Of course, all pensioners in the UK will also have an entitlement to the State Pension, which is currently 159.55 (2018 figure) per week for individuals that have a complete record of national insurance contributions. A 2017 survey carried out by the Financial Conduct Authority in 2017 however, did find that around one-third of people over the age of 55 in the UK don't have a private or occupational pension and will only have their state pension as income during retirement. This is potentially sad news for many people as they approach retirement age, so if you're in this situation it could be a good idea to put adequate financial planning in place right now. An independent financial advisor would be able to discuss all the available options with you.

It's mainly women that form the vast proportion of people without any type of pension in place, many of them work in part-time roles or have remained at home for many years due to carer responsibilities. But, it's never too late to think about saving into a private pension or taking out investments. A financial advisor would be able to offer advice on the most appropriate savings or investment vehicles to suit your individual circumstances and requirements. So, if you're in your late 40s or 50s and worrying that you don't have sufficient capital for your retirement, it would be a good idea to seek independent financial advice to find out more about your options.

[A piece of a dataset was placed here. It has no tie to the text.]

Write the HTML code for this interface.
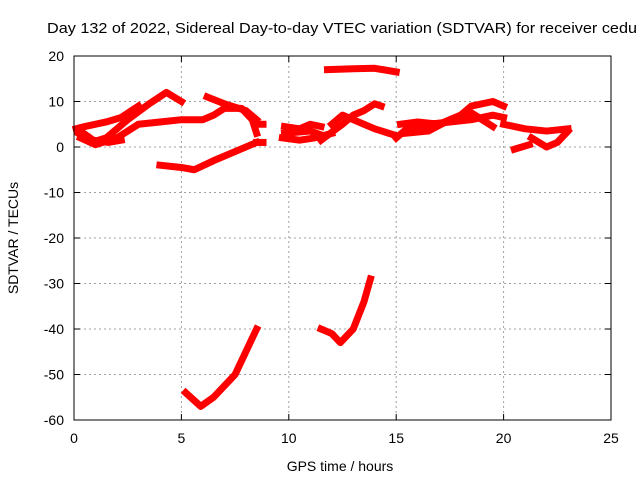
<!DOCTYPE html>
<html><head><meta charset="utf-8"><style>
body{margin:0;background:#fff}
svg{display:block;font-family:"Liberation Sans",sans-serif}
</style></head><body>
<svg id="c" width="640" height="480">
<text x="47" y="33" font-size="15" textLength="590" lengthAdjust="spacingAndGlyphs">Day 132 of 2022, Sidereal Day-to-day VTEC variation (SDTVAR) for receiver cedu</text>
<text x="340" y="471" font-size="14" text-anchor="middle">GPS time / hours</text>
<text transform="translate(18,238) rotate(-90)" font-size="14" text-anchor="middle">SDTVAR / TECUs</text>
<g id="grid"></g><g id="marks"></g><g id="axes"></g>
</svg>
<script>
const xTicks=[0,5,10,15,20,25];
const yTicks=[20,10,0,-10,-20,-30,-40,-50,-60];
const traceA=[[0.1,4],[0.5,4.5],[1.5,5.5],[2.2,6.5],[3,9]];
const traceB=[[0.2,3],[0.8,1],[1.5,2],[2.5,6],[3.5,9.5],[4.3,12],[5,10]];
const traceC=[[0.3,2],[1,0.5],[2,2],[3,5],[4,5.5],[5,6],[6,6],[6.5,7],[7,8.5],[7.8,8.5],[8.3,6],[8.5,3]];
const traceD=[[0.3,3.5],[0.9,1.5],[1.6,1],[2.2,1.5]];
const traceE=[[6.2,11],[7,9.5],[8,8],[8.5,6]];
const traceF=[[4,-4],[5,-4.5],[5.6,-5],[6.5,-3],[7.5,-1],[8.5,1]];
const traceG1=[[8.5,5],[8.8,5]];
const traceG2=[[8.5,1],[8.8,1]];
const traceH1=[[9.8,4.5],[10.5,4],[11,5],[11.5,4.5]];
const traceH2=[[9.7,2],[10.5,1.5],[11.2,2],[12,3]];
const traceH3=[[9.8,3],[11,3.5],[11.6,2.5]];
const traceI1=[[11.5,1.5],[12.5,5],[13,7],[13.5,8],[14,9.5],[14.3,9]];
const traceI2=[[12,5],[12.5,7],[13,6],[14,4],[15,2.5]];
const traceJ=[[11.8,17],[13,17.2],[14,17.3],[15,16.5]];
const traceK1=[[15,2],[15.5,4],[16.5,5],[17.5,5.5],[18.5,6],[19.5,7],[20,6.5]];
const traceK2=[[15.2,5],[16,5.5],[17,5],[18,7],[18.5,9],[19.5,10],[20,9]];
const traceK3=[[15.4,3],[16.5,3.5],[17.5,6],[18.5,7.5],[19.5,4.5]];
const traceL1=[[20,5],[21,4],[22,3.5],[23,4]];
const traceL2=[[21.3,2],[22,0],[22.5,1],[23,3.5]];
const traceL3=[[20.5,-0.5],[21.2,0.5]];
const traceM=[[5.2,-54],[5.9,-57],[6.5,-55],[7.5,-50],[8.5,-40]];
const traceN=[[11.5,-40],[12,-41],[12.4,-43],[13,-40],[13.5,-34],[13.8,-29]];
const traces=[traceA,traceB,traceC,traceD,traceE,traceF,traceG1,traceG2,traceH1,traceH2,traceH3,traceI1,traceI2,traceJ,traceK1,traceK2,traceK3,traceL1,traceL2,traceL3,traceM,traceN];

const X0=74,X1=611,Y0=420,Y1=56;
const sx=v=>X0+(v-0)/(25-0)*(X1-X0);
const sy=v=>Y0-(v+60)/(80)*(Y0-Y1);
const NS="http://www.w3.org/2000/svg";
function mk(t,a,p){const e=document.createElementNS(NS,t);for(const k in a)e.setAttribute(k,a[k]);p.appendChild(e);return e;}
const grid=document.getElementById('grid'),axes=document.getElementById('axes'),marks=document.getElementById('marks');
xTicks.forEach(t=>{
  const x=sx(t);
  if(t>0&&t<25){const g=mk('line',{x1:x,x2:x,y1:Y1,y2:Y0,stroke:'#a0a0a0','stroke-dasharray':'2,3'},grid);
  }
  mk('line',{x1:x,x2:x,y1:Y0,y2:Y0-6,stroke:'#000'},axes);
  mk('line',{x1:x,x2:x,y1:Y1,y2:Y1+6,stroke:'#000'},axes);
  const l=mk('text',{x:x,y:Y0+23,'font-size':14,'text-anchor':'middle'},axes);l.textContent=t;
  
});
yTicks.forEach(t=>{
  const y=sy(t);
  if(t>-60&&t<20){const g=mk('line',{x1:X0,x2:X1,y1:y,y2:y,stroke:'#a0a0a0','stroke-dasharray':'2,3'},grid);
  }
  mk('line',{x1:X0,x2:X0+6,y1:y,y2:y,stroke:'#000'},axes);
  mk('line',{x1:X1,x2:X1-6,y1:y,y2:y,stroke:'#000'},axes);
  const l=mk('text',{x:X0-10,y:y+5,'font-size':14,'text-anchor':'end'},axes);l.textContent=t;
  
});
const fr=mk('rect',{x:X0,y:Y1,width:X1-X0,height:Y0-Y1,fill:'none',stroke:'#000'},axes);

traces.forEach(tr=>{
  const p=mk('polyline',{points:tr.map(d=>sx(d[0])+','+sy(d[1])).join(' '),fill:'none',stroke:'#ff0000','stroke-width':7,'stroke-linejoin':'round','stroke-linecap':'square'},marks);
  
  
});
</script>
</body></html>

Planning for Expenses in Later Life

Many people find the later years of life can prove extremely difficult from a financial perspective. As they approach retirement age, they may want to help children buy their own property or invest in a business. And, it can be tempting to access cash tied up in any pension pot from the age of 55 onwards. It's always important to talk about these situations with a knowledgeable financial advisor beforehand, though. Accessing your pension pot at an early age could well deprive you of adequate funding for your retirement years. Some of the other tricky financial situations that may be faced in later age include potential inheritance tax liabilities or funding the costs of care.

You may be relying upon an inheritance from elderly parents to provide financial independence, but it's often the case that windfalls of this nature are liable to inheritance tax. A financial advisor would be able to give you the professional support and inheritance advice needed to minimise any potential tax liabilities.

When it comes to care and funding care costs, you may consider paying for care for elderly parents, or it could even be the case that you or your partner need to go into care. Care costs can eat into cash savings and pension pots considerably, so talking to independent financial advisors may be the way to help reduce the impact this has on your lifestyle and any potential inheritance you leave your children or beneficiaries.

It's always a good idea to begin planning your retirement at the earliest possible age. Speaking with an independent financial advisor on a reasonably regular basis, from about the age of 25, can help you meet your financial goals and adequately plan to build the required cash savings or investment portfolio that can enable early retirement and financial security in later life.